Reproduce exactly, with no pictures, each line from the opening of the material down through the line containing "import * as".

--------

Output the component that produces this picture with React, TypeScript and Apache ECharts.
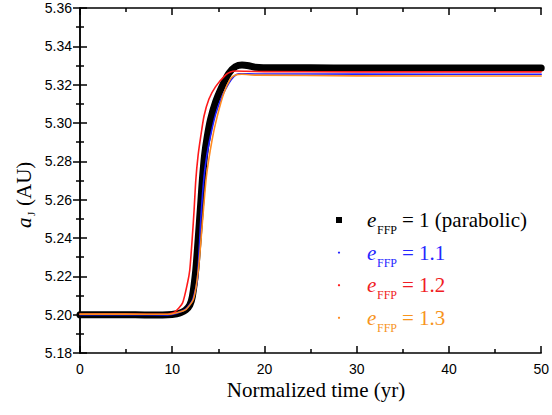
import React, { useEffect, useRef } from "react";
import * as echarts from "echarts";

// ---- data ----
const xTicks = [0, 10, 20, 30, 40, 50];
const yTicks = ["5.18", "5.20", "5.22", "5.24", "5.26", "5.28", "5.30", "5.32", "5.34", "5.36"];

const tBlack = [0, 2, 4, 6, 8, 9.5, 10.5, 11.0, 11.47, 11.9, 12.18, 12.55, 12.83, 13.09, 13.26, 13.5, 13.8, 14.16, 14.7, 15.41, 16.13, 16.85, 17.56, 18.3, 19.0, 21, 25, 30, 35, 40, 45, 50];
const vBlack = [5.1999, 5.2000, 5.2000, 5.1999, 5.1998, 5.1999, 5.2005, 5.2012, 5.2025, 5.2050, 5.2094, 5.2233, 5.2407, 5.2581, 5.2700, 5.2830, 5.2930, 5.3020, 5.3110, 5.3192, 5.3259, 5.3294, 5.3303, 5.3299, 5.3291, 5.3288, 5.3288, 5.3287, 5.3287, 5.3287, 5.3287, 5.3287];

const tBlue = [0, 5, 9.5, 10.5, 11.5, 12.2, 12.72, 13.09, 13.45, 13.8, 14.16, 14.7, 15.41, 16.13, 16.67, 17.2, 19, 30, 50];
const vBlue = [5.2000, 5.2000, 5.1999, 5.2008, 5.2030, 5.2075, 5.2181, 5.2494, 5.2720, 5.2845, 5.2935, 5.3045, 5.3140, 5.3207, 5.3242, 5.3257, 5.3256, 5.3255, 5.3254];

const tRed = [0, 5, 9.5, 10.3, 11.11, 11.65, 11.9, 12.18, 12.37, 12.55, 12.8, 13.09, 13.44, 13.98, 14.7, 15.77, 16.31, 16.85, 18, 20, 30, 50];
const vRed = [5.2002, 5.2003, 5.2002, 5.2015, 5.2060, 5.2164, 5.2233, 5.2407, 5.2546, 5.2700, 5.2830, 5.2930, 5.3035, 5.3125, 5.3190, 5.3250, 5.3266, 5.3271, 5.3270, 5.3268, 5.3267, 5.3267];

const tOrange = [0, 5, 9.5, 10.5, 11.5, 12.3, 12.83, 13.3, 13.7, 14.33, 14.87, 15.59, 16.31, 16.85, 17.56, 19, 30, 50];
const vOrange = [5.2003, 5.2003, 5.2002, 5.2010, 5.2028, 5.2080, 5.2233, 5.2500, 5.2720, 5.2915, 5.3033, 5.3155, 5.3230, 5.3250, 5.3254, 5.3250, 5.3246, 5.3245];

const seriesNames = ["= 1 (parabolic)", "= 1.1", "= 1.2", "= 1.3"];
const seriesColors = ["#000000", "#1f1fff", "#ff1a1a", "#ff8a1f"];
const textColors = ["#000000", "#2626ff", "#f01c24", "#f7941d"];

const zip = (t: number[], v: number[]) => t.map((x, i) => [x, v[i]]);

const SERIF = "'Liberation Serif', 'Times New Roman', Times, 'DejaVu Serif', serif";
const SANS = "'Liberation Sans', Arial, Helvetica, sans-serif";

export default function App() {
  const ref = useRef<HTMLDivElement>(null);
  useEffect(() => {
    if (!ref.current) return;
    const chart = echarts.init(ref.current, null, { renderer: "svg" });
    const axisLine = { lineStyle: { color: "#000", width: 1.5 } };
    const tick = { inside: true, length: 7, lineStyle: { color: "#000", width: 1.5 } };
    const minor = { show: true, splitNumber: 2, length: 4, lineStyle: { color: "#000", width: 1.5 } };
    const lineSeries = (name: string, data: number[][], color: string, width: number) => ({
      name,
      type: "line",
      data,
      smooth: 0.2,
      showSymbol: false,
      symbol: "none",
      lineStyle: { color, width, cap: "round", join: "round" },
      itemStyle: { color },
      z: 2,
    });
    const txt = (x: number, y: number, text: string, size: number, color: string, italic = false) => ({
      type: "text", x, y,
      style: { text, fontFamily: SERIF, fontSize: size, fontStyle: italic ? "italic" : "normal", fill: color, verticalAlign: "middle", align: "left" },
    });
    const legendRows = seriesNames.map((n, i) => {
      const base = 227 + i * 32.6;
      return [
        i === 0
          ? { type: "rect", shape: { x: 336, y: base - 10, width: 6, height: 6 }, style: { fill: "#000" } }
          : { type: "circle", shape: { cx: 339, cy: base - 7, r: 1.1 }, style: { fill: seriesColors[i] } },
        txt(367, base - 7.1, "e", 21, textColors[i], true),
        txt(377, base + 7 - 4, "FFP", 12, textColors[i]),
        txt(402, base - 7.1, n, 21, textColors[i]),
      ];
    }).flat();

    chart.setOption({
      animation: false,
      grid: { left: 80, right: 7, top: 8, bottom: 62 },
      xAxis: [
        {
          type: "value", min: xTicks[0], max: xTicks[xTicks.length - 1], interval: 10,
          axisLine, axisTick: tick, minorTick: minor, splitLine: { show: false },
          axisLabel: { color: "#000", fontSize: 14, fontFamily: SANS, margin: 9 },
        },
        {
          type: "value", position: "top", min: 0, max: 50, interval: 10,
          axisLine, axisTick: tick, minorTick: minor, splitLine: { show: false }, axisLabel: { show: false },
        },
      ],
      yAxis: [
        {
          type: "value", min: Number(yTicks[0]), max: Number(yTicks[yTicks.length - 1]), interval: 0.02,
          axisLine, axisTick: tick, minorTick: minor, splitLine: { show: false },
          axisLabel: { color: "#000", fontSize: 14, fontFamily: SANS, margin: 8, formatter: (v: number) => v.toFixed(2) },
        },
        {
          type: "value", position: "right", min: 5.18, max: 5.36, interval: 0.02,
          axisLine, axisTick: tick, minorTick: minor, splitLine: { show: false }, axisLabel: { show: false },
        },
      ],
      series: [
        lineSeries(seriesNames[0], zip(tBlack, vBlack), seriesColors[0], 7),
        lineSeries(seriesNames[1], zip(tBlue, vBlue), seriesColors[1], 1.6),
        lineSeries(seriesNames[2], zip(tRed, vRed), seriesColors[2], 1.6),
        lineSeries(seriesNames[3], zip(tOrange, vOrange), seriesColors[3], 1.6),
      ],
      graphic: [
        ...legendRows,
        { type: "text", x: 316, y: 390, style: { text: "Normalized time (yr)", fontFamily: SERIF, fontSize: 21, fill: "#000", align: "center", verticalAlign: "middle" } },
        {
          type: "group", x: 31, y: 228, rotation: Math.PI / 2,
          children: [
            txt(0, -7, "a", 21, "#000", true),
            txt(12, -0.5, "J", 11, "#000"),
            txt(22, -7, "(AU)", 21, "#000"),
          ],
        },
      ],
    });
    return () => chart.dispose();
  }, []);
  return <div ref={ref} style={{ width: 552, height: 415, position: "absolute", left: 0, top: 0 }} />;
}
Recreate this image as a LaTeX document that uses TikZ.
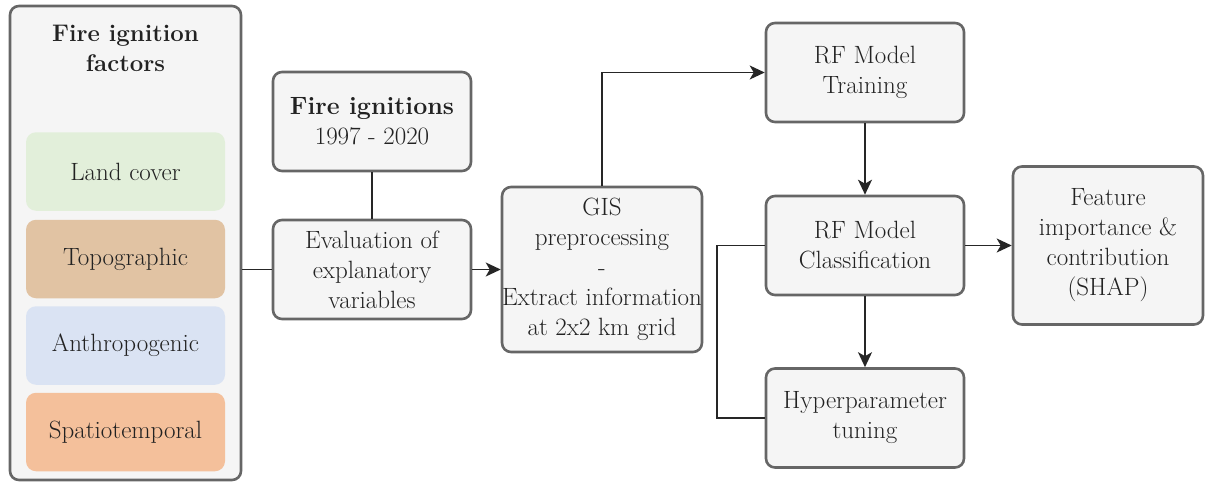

--------

▶ [Task response]
Output the component that produces this picture with React, TypeScript and Apache ECharts.
import React, { useEffect, useRef } from "react";
import * as echarts from "echarts";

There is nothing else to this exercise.